-- begin Raw data --

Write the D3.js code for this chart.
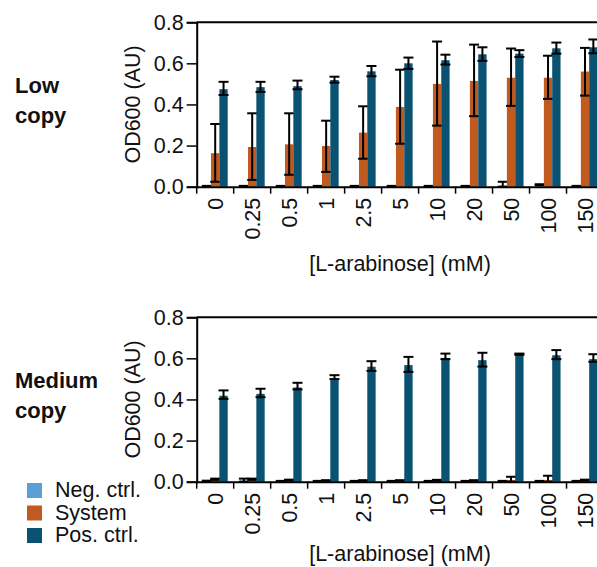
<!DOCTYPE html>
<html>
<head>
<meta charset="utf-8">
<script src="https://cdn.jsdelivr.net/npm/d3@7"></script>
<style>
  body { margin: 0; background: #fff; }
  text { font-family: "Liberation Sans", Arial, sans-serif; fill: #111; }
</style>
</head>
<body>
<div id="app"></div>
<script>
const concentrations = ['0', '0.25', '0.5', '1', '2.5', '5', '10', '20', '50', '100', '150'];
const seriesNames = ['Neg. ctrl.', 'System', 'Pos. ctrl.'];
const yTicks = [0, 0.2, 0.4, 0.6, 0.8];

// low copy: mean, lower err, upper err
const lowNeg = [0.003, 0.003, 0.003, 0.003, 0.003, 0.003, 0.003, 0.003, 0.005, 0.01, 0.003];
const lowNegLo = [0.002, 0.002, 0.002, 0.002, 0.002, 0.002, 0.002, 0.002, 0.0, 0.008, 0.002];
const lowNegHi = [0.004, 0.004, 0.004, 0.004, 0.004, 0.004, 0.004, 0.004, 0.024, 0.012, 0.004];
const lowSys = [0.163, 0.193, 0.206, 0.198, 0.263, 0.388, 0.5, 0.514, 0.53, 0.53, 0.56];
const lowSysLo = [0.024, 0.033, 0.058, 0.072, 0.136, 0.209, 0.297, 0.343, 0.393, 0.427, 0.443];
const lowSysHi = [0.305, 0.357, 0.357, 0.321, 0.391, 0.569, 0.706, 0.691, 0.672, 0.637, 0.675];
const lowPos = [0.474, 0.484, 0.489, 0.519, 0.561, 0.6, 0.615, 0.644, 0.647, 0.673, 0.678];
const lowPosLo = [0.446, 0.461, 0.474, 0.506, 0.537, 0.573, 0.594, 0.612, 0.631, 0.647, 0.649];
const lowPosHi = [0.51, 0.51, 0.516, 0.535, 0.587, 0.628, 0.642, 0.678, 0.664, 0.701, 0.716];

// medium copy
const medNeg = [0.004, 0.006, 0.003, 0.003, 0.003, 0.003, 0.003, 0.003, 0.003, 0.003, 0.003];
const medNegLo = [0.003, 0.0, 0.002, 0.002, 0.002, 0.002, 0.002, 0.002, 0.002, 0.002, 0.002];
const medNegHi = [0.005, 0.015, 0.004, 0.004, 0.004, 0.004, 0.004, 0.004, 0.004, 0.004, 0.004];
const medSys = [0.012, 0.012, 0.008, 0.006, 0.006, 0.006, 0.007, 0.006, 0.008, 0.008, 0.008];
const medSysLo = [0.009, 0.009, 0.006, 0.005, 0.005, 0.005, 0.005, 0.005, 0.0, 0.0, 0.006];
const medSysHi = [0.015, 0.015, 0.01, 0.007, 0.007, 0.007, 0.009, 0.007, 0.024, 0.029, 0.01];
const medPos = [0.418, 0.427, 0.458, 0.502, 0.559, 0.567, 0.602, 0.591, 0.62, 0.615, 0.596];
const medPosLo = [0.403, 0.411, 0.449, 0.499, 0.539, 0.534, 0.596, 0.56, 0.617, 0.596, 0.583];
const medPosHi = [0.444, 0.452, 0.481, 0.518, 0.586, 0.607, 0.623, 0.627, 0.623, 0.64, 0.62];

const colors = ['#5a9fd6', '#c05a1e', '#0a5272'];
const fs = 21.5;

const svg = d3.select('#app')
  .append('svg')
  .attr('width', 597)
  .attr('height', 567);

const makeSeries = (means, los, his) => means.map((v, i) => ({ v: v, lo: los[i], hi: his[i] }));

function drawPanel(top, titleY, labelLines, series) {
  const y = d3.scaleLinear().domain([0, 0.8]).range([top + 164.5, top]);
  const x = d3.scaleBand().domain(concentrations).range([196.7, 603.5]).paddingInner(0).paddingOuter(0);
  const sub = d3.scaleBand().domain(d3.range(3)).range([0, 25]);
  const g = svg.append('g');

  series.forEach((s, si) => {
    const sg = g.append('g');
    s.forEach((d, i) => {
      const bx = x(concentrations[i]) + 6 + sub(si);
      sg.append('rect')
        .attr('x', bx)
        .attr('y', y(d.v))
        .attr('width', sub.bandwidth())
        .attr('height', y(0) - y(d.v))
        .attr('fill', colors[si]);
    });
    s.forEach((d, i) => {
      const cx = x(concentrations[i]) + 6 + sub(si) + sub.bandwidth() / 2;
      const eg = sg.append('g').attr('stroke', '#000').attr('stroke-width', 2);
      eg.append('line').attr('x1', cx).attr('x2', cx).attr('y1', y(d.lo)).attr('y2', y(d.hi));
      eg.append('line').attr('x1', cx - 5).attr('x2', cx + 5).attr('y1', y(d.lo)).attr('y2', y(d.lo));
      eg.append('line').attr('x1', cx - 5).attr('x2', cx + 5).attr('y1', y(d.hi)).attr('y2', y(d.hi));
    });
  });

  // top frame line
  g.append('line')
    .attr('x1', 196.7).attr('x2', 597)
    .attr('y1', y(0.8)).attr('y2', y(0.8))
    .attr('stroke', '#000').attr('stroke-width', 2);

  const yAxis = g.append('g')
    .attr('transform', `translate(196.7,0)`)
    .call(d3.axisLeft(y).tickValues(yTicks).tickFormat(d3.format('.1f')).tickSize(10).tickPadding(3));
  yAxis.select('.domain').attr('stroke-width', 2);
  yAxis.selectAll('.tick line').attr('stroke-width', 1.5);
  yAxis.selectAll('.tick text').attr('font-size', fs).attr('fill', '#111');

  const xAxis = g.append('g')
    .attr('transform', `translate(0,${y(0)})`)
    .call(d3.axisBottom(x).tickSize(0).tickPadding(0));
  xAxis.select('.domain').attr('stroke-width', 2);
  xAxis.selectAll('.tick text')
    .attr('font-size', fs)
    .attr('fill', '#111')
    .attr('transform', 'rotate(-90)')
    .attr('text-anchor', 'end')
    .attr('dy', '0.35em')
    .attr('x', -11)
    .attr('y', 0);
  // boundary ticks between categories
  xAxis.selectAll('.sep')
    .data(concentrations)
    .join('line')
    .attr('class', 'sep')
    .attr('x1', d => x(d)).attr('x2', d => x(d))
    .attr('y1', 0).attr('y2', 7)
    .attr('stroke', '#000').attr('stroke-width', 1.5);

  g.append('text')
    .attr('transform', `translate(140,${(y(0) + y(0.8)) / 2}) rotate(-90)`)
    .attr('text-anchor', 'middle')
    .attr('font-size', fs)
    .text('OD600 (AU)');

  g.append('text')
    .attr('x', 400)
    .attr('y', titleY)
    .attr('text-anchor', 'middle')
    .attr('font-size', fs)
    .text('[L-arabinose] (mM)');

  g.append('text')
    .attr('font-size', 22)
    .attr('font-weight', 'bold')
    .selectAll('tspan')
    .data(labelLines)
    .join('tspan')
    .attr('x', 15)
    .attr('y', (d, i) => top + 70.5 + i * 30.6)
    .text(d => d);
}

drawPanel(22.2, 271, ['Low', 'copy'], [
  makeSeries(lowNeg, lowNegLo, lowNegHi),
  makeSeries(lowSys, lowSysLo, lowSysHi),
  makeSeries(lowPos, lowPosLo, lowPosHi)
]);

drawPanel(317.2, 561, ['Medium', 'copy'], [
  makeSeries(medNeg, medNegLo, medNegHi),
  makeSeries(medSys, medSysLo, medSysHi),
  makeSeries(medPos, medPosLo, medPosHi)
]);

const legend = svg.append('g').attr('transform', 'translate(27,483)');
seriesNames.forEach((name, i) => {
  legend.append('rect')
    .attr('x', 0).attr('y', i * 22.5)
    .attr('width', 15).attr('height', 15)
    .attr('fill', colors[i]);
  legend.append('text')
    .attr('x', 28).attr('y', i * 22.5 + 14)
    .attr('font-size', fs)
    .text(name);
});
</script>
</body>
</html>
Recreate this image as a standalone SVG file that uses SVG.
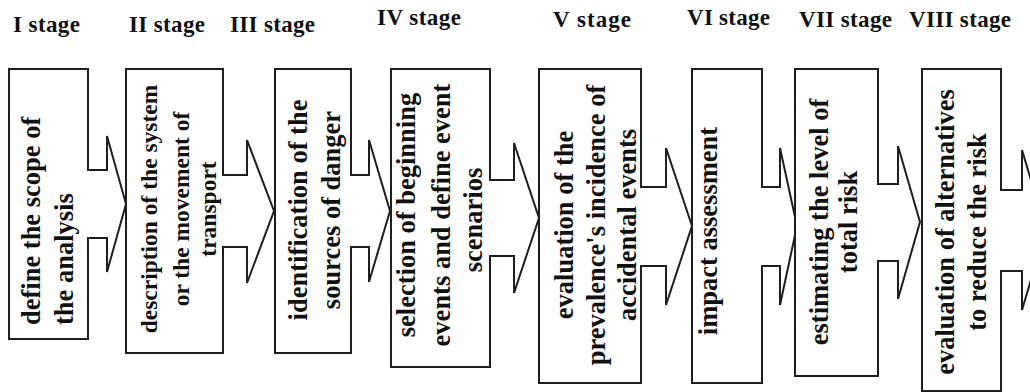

-- end Raw data --

Using the records above, pull out each line where the word "this" occurs.

» Output below
Write the D3.js code for this chart.
Recreate this image as a standalone SVG file that uses SVG.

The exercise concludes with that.